We found that near-term infants were more likely to have at least 1 medical problem and also more likely to have 2 or more diagnoses assigned when compared with term infants. The developmentally less mature infants exhibited more variability in health status, particularly highlighted in the cluster of 18 near-term infants with 6 documented medical diagnoses.

One study limitation is our inability to define objectively breastfeeding success and to analyze adequately breastfeeding status at time of discharge. Successful breastfeeding is an important component of newborn discharge criteria. Discharge to home for near-term infants was delayed by suboptimal feeding in nearly one fourth of all near-term infant cases. Breastfeeding at discharge of mother and infant from our well-infant nurseries approaches 80% (K.S. Nash, personal communication); thus, breastfeeding status certainly plays a role in discharge timing.
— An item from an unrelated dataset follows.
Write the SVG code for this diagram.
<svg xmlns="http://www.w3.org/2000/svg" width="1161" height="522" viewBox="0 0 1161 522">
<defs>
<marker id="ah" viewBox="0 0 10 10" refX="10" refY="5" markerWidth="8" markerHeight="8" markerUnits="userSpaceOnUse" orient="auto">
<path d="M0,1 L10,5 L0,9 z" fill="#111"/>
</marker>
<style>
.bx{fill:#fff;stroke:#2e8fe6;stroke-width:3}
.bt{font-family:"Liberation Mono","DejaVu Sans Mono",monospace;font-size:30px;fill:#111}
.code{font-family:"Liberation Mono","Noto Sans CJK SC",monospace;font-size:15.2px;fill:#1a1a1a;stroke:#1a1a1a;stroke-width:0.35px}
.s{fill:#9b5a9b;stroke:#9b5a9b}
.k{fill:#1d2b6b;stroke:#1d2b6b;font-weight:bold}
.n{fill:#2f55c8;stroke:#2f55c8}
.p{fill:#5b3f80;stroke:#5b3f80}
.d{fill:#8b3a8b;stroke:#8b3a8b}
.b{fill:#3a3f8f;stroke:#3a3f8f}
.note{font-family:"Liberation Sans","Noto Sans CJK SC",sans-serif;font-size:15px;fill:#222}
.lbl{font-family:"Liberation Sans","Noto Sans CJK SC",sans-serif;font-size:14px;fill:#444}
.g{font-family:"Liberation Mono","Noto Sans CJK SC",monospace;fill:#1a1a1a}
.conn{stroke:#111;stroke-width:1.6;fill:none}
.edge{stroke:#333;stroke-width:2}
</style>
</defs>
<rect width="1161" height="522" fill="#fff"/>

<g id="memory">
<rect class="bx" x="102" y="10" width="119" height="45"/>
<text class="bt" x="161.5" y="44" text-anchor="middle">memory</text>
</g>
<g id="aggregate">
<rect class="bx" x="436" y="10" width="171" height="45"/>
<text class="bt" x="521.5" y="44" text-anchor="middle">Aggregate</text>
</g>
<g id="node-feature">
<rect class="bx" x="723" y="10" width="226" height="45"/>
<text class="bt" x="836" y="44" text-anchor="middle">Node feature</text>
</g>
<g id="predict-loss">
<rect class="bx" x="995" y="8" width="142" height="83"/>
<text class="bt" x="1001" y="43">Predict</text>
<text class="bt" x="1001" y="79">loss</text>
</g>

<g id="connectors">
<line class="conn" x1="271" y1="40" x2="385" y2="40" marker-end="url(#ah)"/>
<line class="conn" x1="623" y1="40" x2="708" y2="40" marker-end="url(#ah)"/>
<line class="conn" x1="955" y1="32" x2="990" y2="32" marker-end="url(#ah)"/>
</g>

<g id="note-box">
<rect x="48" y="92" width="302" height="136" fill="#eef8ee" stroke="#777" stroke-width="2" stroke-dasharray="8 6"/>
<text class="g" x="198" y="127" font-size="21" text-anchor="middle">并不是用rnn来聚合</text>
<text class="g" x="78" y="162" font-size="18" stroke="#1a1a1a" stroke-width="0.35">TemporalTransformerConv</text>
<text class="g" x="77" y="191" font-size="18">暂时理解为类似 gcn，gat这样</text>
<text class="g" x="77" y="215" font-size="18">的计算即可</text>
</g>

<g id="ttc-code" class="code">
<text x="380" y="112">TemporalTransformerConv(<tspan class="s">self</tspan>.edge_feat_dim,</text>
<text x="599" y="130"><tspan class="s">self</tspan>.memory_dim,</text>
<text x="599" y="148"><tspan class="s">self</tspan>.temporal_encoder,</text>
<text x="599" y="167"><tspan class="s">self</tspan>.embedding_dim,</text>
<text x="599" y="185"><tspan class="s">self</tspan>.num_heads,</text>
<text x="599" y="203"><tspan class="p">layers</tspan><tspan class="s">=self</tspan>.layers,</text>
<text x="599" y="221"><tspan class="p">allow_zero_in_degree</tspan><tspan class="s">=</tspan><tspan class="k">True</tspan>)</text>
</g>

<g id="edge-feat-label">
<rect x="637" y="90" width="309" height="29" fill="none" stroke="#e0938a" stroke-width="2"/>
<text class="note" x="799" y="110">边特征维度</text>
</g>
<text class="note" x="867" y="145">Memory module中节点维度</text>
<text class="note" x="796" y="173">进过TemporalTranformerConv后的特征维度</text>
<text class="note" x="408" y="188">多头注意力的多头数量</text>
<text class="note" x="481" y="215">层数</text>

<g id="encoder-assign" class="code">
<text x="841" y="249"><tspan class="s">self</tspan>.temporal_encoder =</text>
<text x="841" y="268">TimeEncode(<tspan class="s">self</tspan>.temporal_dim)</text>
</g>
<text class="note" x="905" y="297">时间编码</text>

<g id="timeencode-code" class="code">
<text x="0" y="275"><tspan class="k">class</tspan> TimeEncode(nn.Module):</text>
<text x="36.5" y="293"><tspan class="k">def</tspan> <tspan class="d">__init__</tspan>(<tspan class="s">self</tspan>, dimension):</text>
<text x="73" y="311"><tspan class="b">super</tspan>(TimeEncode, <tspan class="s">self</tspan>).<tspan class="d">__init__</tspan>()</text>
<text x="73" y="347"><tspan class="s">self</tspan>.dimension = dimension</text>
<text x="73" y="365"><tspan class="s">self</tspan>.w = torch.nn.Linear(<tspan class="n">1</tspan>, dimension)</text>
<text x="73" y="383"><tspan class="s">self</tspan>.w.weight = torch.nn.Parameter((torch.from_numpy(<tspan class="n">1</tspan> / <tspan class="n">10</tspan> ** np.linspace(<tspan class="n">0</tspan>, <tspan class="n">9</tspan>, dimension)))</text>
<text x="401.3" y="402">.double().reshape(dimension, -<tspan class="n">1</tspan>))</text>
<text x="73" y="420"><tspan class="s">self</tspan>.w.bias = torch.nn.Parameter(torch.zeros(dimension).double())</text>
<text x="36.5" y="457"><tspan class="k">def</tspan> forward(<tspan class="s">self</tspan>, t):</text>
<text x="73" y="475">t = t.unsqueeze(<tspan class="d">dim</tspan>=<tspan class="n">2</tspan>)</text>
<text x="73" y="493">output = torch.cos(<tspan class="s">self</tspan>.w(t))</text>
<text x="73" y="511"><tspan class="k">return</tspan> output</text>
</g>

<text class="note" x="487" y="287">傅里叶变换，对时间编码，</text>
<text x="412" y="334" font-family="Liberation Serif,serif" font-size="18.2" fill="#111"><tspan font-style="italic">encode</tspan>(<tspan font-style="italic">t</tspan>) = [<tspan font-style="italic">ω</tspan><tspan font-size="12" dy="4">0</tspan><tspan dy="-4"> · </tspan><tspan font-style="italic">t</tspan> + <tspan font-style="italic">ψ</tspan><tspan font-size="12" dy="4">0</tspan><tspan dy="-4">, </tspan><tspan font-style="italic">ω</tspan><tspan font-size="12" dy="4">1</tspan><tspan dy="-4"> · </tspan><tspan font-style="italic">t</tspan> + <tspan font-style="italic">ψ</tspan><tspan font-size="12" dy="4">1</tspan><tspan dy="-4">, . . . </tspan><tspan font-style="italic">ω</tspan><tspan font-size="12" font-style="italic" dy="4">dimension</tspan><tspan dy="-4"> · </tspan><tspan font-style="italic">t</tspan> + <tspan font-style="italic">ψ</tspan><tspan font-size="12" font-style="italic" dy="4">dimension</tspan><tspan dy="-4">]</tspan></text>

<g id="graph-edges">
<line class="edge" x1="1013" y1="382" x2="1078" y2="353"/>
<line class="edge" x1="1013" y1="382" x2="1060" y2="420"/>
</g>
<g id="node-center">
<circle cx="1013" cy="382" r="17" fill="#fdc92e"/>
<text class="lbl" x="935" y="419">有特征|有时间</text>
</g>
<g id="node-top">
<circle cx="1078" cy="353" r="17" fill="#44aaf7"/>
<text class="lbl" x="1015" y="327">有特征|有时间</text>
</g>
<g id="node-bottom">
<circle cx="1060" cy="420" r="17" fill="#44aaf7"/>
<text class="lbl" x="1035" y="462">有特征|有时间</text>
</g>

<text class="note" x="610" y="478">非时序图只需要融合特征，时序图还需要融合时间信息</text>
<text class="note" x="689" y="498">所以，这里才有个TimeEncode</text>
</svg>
In clinical practice, we pay careful attention to potential failed breastfeeding, to prevent early dehydration, additional breastfeeding problems, and hospital readmission.

Length of stay was not increased for near-term infants who were born via the vaginal route or by cesarean section, despite increased variability compared with full-term infants. However, cost of hospitalization for near-term infants was significantly greater, again, with wide variation in data for near-term infants. Length of hospitalization and neonatal diagnosis related groups predict part of the cost of newborn care, and there exists a recognized inverse correlation between birth weight and hospital costs.¹⁵ This helps to explain the discrepancy between the median lengths of stay (which were similar) and the larger number of near-term infants with a delay in discharge. In a recent analysis of larger premature infants (34, 35, and 36 weeks of gestation), nursery-related costs and risk of respiratory distress significantly decreased with each week gained beyond 34 weeks.¹⁶

This study does not address whether the clinical outcomes studied have long-term implications. The next step will be follow-up of near-term newborns with particular emphasis on hospital readmission, frequency of pediatric visits, and feeding success (together with growth). Our aim in this study was to explore whether near-term infants had more clinical problems and longer hospital stays generating greater costs. Given that delivery decisions are driven by both maternal and fetal indications, in settings where near-term delivery is contemplated but nonurgent, these data detailing clinical problems encountered in near-term infants may be instructive.